Instructions to follow:
Skip the pictures. Set down, word for word, the lines from the start of the material up to and including the line with "var clusterY = [1.1265, 1.1962];".
═══ Information provided
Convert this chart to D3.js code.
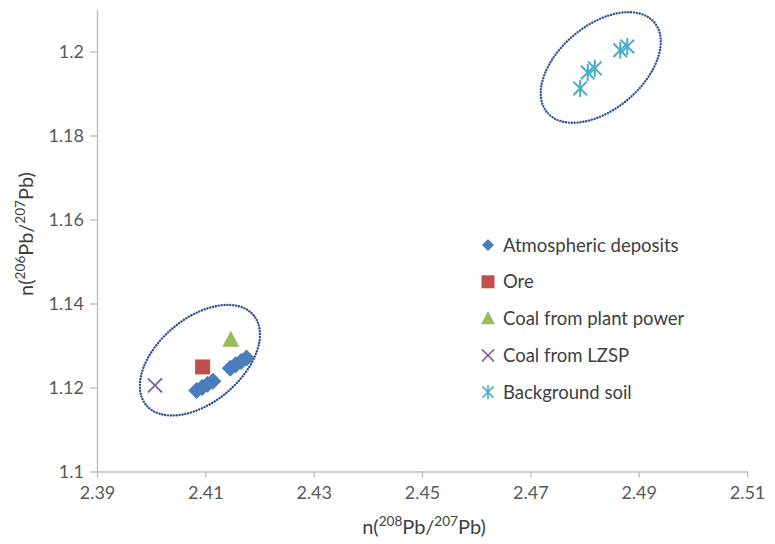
<!DOCTYPE html>
<html>
<head>
<meta charset="utf-8">
<script src="https://d3js.org/d3.v7.min.js"></script>
<style>
  body { margin: 0; background: #fff; }
  #chart { width: 775px; height: 544px; }
  text { font-family: Lato, "Open Sans", sans-serif; }
</style>
</head>
<body>
<div id="chart"></div>
<script>
"use strict";

// Pb isotope ratios. x = 208Pb/207Pb, y = 206Pb/207Pb
var atmosphericX = [2.4084, 2.4094, 2.4104, 2.4114, 2.4146, 2.4156, 2.4166, 2.4176];
var atmosphericY = [1.1193, 1.1200, 1.1208, 1.1215, 1.1246, 1.1254, 1.1262, 1.1270];
var oreX = [2.4095];
var oreY = [1.1249];
var plantCoalX = [2.4147];
var plantCoalY = [1.1313];
var lzspCoalX = [2.4007];
var lzspCoalY = [1.1205];
var soilX = [2.4792, 2.4806, 2.4819, 2.4866, 2.4879];
var soilY = [1.1912, 1.1950, 1.1960, 1.2003, 1.2012];

// groups ringed with a dotted ellipse (centres)
var clusterX = [2.4090, 2.4830];
var clusterY = [1.1265, 1.1962];

var xTicks = [2.39, 2.41, 2.43, 2.45, 2.47, 2.49, 2.51];
var yTicks = [1.1, 1.12, 1.14, 1.16, 1.18, 1.2];
var seriesNames = ["Atmospheric deposits", "Ore", "Coal from plant power", "Coal from LZSP", "Background soil"];

var margins = {top: 9.5, right: 28, bottom: 72.5, left: 97};
var width = 775 - margins.left - margins.right;
var height = 544 - margins.top - margins.bottom;

var axisColor = "#bfbfbf";
var textColor = "#595959";

var svg = d3.select("#chart").append("svg")
    .attr("width", 775)
    .attr("height", 544);
var chart = svg.append("g")
    .attr("transform", "translate(" + margins.left + "," + margins.top + ")");

var xScale = d3.scaleLinear().domain([2.39, 2.51]).range([0, width]);
var yScale = d3.scaleLinear().domain([1.1, 1.21]).range([height, 0]);

var xAxis = d3.axisBottom(xScale).tickValues(xTicks).tickFormat(String)
    .tickSizeInner(6).tickSizeOuter(0).tickPadding(9);
var yAxis = d3.axisLeft(yScale).tickValues(yTicks).tickFormat(String)
    .tickSizeInner(7).tickSizeOuter(0).tickPadding(6);

var xAxisSVG = chart.append("g").attr("class", "x axis")
    .attr("transform", "translate(0," + height + ")")
    .call(xAxis);
var yAxisSVG = chart.append("g").attr("class", "y axis")
    .call(yAxis);

[xAxisSVG, yAxisSVG].forEach(function(a) {
  a.selectAll("path").attr("stroke", axisColor).attr("stroke-width", 1.4);
  a.selectAll("line").attr("stroke", axisColor).attr("stroke-width", 1.4);
  a.selectAll("text").attr("fill", textColor).attr("font-size", 18);
});

// axis titles with superscript mass numbers
function isotopeLabel(sel, top) {
  sel.append("tspan").text("n(");
  sel.append("tspan").attr("dy", -8).attr("font-size", "0.68em").text(top);
  sel.append("tspan").attr("dy", 8).text("Pb/");
  sel.append("tspan").attr("dy", -8).attr("font-size", "0.68em").text("207");
  sel.append("tspan").attr("dy", 8).text("Pb)");
}

svg.append("text")
    .attr("x", 424).attr("y", 534)
    .attr("text-anchor", "middle")
    .attr("fill", "#404040").attr("font-size", 20)
    .call(isotopeLabel, "208");

svg.append("text")
    .attr("transform", "translate(33,234) rotate(-90)")
    .attr("text-anchor", "middle")
    .attr("fill", "#404040").attr("font-size", 20)
    .call(isotopeLabel, "206");

// dotted ellipses round the two groups
var ellipseA = 70, ellipseB = 42, ellipseAngle = -40;
chart.selectAll(".cluster")
    .data(d3.range(clusterX.length))
  .enter().append("ellipse")
    .attr("class", "cluster")
    .attr("transform", function(i) {
      return "translate(" + xScale(clusterX[i]) + "," + yScale(clusterY[i]) + ") rotate(" + ellipseAngle + ")";
    })
    .attr("rx", ellipseA).attr("ry", ellipseB)
    .attr("fill", "none")
    .attr("stroke", "#2f5196")
    .attr("stroke-width", 2.4)
    .attr("stroke-linecap", "round")
    .attr("stroke-dasharray", "0.1 2.8");

function zip(xs, ys) {
  return xs.map(function(x, i) { return {x: x, y: ys[i]}; });
}

// marker shapes, drawn around 0,0
function diamond(r) { return "M0," + (-r) + "L" + r + ",0L0," + r + "L" + (-r) + ",0Z"; }
function square(r) { return "M" + (-r) + "," + (-r) + "h" + (2 * r) + "v" + (2 * r) + "h" + (-2 * r) + "Z"; }
function triangle(r) { return "M0," + (-r * 1.1) + "L" + r + "," + (r * 0.8) + "L" + (-r) + "," + (r * 0.8) + "Z"; }
function cross(r) { return "M" + (-r) + "," + (-r) + "L" + r + "," + r + "M" + (-r) + "," + r + "L" + r + "," + (-r); }
function star(r) { return cross(r * 0.8) + "M0," + (-r) + "L0," + r; }

var series = [
  {name: seriesNames[0], pts: zip(atmosphericX, atmosphericY), shape: diamond, size: 8.5, legendSize: 6, fill: "#4a7ebb", stroke: "none"},
  {name: seriesNames[1], pts: zip(oreX, oreY), shape: square, size: 7.5, legendSize: 6.5, fill: "#c0504d", stroke: "none"},
  {name: seriesNames[2], pts: zip(plantCoalX, plantCoalY), shape: triangle, size: 8.5, legendSize: 7, fill: "#9bbb59", stroke: "none"},
  {name: seriesNames[3], pts: zip(lzspCoalX, lzspCoalY), shape: cross, size: 7, legendSize: 6, fill: "none", stroke: "#8064a2"},
  {name: seriesNames[4], pts: zip(soilX, soilY), shape: star, size: 8.5, legendSize: 7, fill: "none", stroke: "#4bacc6"}
];

series.forEach(function(s) {
  chart.append("g").attr("class", "series")
    .selectAll("path")
      .data(s.pts)
    .enter().append("path")
      .attr("transform", function(d) { return "translate(" + xScale(d.x) + "," + yScale(d.y) + ")"; })
      .attr("d", s.shape(s.size))
      .attr("fill", s.fill)
      .attr("stroke", s.stroke)
      .attr("stroke-width", 2);
});

// legend
var legend = svg.append("g").attr("transform", "translate(488,245)");
var rows = legend.selectAll(".row")
    .data(series)
  .enter().append("g")
    .attr("class", "row")
    .attr("transform", function(d, i) { return "translate(0," + (i * 36.8) + ")"; });
rows.append("path")
    .attr("d", function(d) { return d.shape(d.legendSize); })
    .attr("fill", function(d) { return d.fill; })
    .attr("stroke", function(d) { return d.stroke; })
    .attr("stroke-width", 1.6);
rows.append("text")
    .attr("x", 15).attr("y", 6.5)
    .attr("fill", "#404040").attr("font-size", 18.5)
    .text(function(d) { return d.name; });
</script>
</body>
</html>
══════
Task output:
Convert this chart to D3.js code.
<!DOCTYPE html>
<html>
<head>
<meta charset="utf-8">
<script src="https://d3js.org/d3.v7.min.js"></script>
<style>
  body { margin: 0; background: #fff; }
  #chart { width: 775px; height: 544px; }
  text { font-family: Lato, "Open Sans", sans-serif; }
</style>
</head>
<body>
<div id="chart"></div>
<script>
"use strict";

// Pb isotope ratios. x = 208Pb/207Pb, y = 206Pb/207Pb
var atmosphericX = [2.4084, 2.4094, 2.4104, 2.4114, 2.4146, 2.4156, 2.4166, 2.4176];
var atmosphericY = [1.1193, 1.1200, 1.1208, 1.1215, 1.1246, 1.1254, 1.1262, 1.1270];
var oreX = [2.4095];
var oreY = [1.1249];
var plantCoalX = [2.4147];
var plantCoalY = [1.1313];
var lzspCoalX = [2.4007];
var lzspCoalY = [1.1205];
var soilX = [2.4792, 2.4806, 2.4819, 2.4866, 2.4879];
var soilY = [1.1912, 1.1950, 1.1960, 1.2003, 1.2012];

// groups ringed with a dotted ellipse (centres)
var clusterX = [2.4090, 2.4830];
var clusterY = [1.1265, 1.1962];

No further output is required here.